Biography of Tim Lister
Tim Lister is a principal of the Atlantic Systems Guild, Inc. He is presently involved in assisting organizations with IT risk management and in tailoring methodologies and selecting tools for software development groups to increase project productivity and product reliability. He is also pursuing work on metrics for making the efforts of software projects more predictable. Mr. Lister is also a Fellow of the Cutter Business Technology Council, a member of the Leadership Group of Cutter Consortium's Enterprise Risk Management & Governance practice, and a Senior Consultant with Cutter's Business-IT Strategies, Agile Software Development & Project Management, and Sourcing and Vendor Relationships Practices. Mr. Lister and Tom DeMarco are coauthors of Peopleware: Productive Projects and Teams and the risk management book Waltzing with Bears: Managing Risk on Software Projects.

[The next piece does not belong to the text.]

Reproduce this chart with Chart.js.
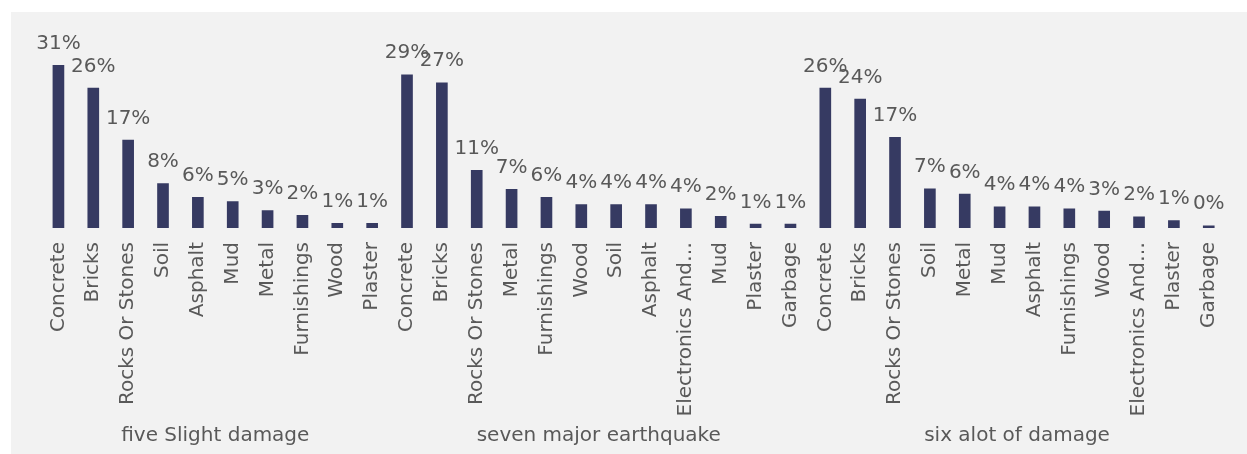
<!DOCTYPE html>
<html>
<head>
<meta charset="utf-8">
<script src="https://cdn.jsdelivr.net/npm/chart.js@4/dist/chart.umd.min.js"></script>
<style>
  html, body { margin: 0; padding: 0; background: #ffffff; }
  #wrap { position: relative; width: 1247px; height: 454px; }
</style>
</head>
<body>
<div id="wrap"><canvas id="c" width="1247" height="454"></canvas></div>
<script>
// ---- data ----
const group1Name = 'five Slight damage';
const group1Categories = ['Concrete', 'Bricks', 'Rocks Or Stones', 'Soil', 'Asphalt', 'Mud', 'Metal', 'Furnishings', 'Wood', 'Plaster'];
const group1Values = [30.7, 26.4, 16.6, 8.4, 5.8, 5.0, 3.3, 2.4, 0.9, 0.9];

const group2Name = 'seven major earthquake';
const group2Categories = ['Concrete', 'Bricks', 'Rocks Or Stones', 'Metal', 'Furnishings', 'Wood', 'Soil', 'Asphalt', 'Electronics And\u2026', 'Mud', 'Plaster', 'Garbage'];
const group2Values = [28.9, 27.4, 10.9, 7.3, 5.8, 4.4, 4.4, 4.4, 3.6, 2.2, 0.75, 0.75];

const group3Name = 'six alot of damage';
const group3Categories = ['Concrete', 'Bricks', 'Rocks Or Stones', 'Soil', 'Metal', 'Mud', 'Asphalt', 'Furnishings', 'Wood', 'Electronics And\u2026', 'Plaster', 'Garbage'];
const group3Values = [26.4, 24.3, 17.1, 7.4, 6.4, 4.0, 4.0, 3.6, 3.2, 2.1, 1.4, 0.4];

// ---- derived structures for the library ----
const groupNames = [group1Name, group2Name, group3Name];
const groupSizes = [group1Categories.length, group2Categories.length, group3Categories.length];
const labels = [].concat(group1Categories, group2Categories, group3Categories);
const values = [].concat(group1Values, group2Values, group3Values);
const groupCenters = [];
let acc = 0;
groupSizes.forEach(n => { groupCenters.push(acc + n / 2); acc += n; });
const totalCount = acc;

const FONT = "'DejaVu Sans', sans-serif";
const TEXT = '#595959';

const panelPlugin = {
  id: 'panel',
  beforeDraw(chart) {
    const ctx = chart.ctx;
    ctx.save();
    ctx.fillStyle = '#ffffff';
    ctx.fillRect(0, 0, chart.width, chart.height);
    ctx.fillStyle = '#f2f2f2';
    ctx.fillRect(11, 12, chart.width - 11, chart.height - 12);
    ctx.restore();
  }
};

const valueLabelPlugin = {
  id: 'valueLabels',
  afterDatasetsDraw(chart) {
    const ctx = chart.ctx;
    const meta = chart.getDatasetMeta(0);
    ctx.save();
    ctx.font = '20px ' + FONT;
    ctx.fillStyle = TEXT;
    ctx.textAlign = 'center';
    ctx.textBaseline = 'alphabetic';
    meta.data.forEach((el, i) => {
      const v = chart.data.datasets[0].data[i];
      ctx.fillText(Math.round(v) + '%', el.x, el.y - 16.5);
    });
    ctx.restore();
  }
};

new Chart(document.getElementById('c'), {
  type: 'bar',
  data: {
    labels: labels,
    datasets: [{
      data: values,
      backgroundColor: '#363a62',
      borderWidth: 0,
      barThickness: 11,
      categoryPercentage: 1,
      barPercentage: 0.3
    }]
  },
  options: {
    responsive: false,
    animation: false,
    events: [],
    layout: { padding: { left: 41, right: 17, top: 43, bottom: 8 } },
    plugins: { legend: { display: false }, tooltip: { enabled: false } },
    scales: {
      y: { display: false, min: 0, max: 34.9 },
      x: {
        type: 'category',
        position: 'bottom',
        offset: true,
        grid: { display: false, drawTicks: false },
        border: { display: false },
        ticks: {
          autoSkip: false,
          minRotation: 90,
          maxRotation: 90,
          padding: 14,
          color: TEXT,
          font: { family: FONT, size: 20 }
        },
        afterFit(scale) { scale.height = 190; }
      },
      x2: {
        type: 'linear',
        position: 'bottom',
        offset: false,
        min: 0,
        max: totalCount,
        grid: { display: false, drawTicks: false, offset: false },
        border: { display: false },
        afterBuildTicks(scale) { scale.ticks = groupCenters.map(v => ({ value: v })); },
        ticks: {
          autoSkip: false,
          maxRotation: 0,
          minRotation: 0,
          padding: 6,
          color: TEXT,
          font: { family: FONT, size: 20 },
          callback: (v) => groupNames[groupCenters.indexOf(v)]
        },
        afterFit(scale) { scale.height = 28; }
      }
    }
  },
  plugins: [panelPlugin, valueLabelPlugin]
});
</script>
</body>
</html>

They are also authors of the popular Achieving Best of Class seminar as well as the course and video sequence Controlling Software Projects: Management, Measurement, and Estimation. Mr. Lister also serves as a panelist for the American Arbitration Association, specializing in disputes involving software and software services. Our interview between Tim Lister and Michael Milutis, Executive Director of the IT Metrics and Productivity Institute took place in September of 2006.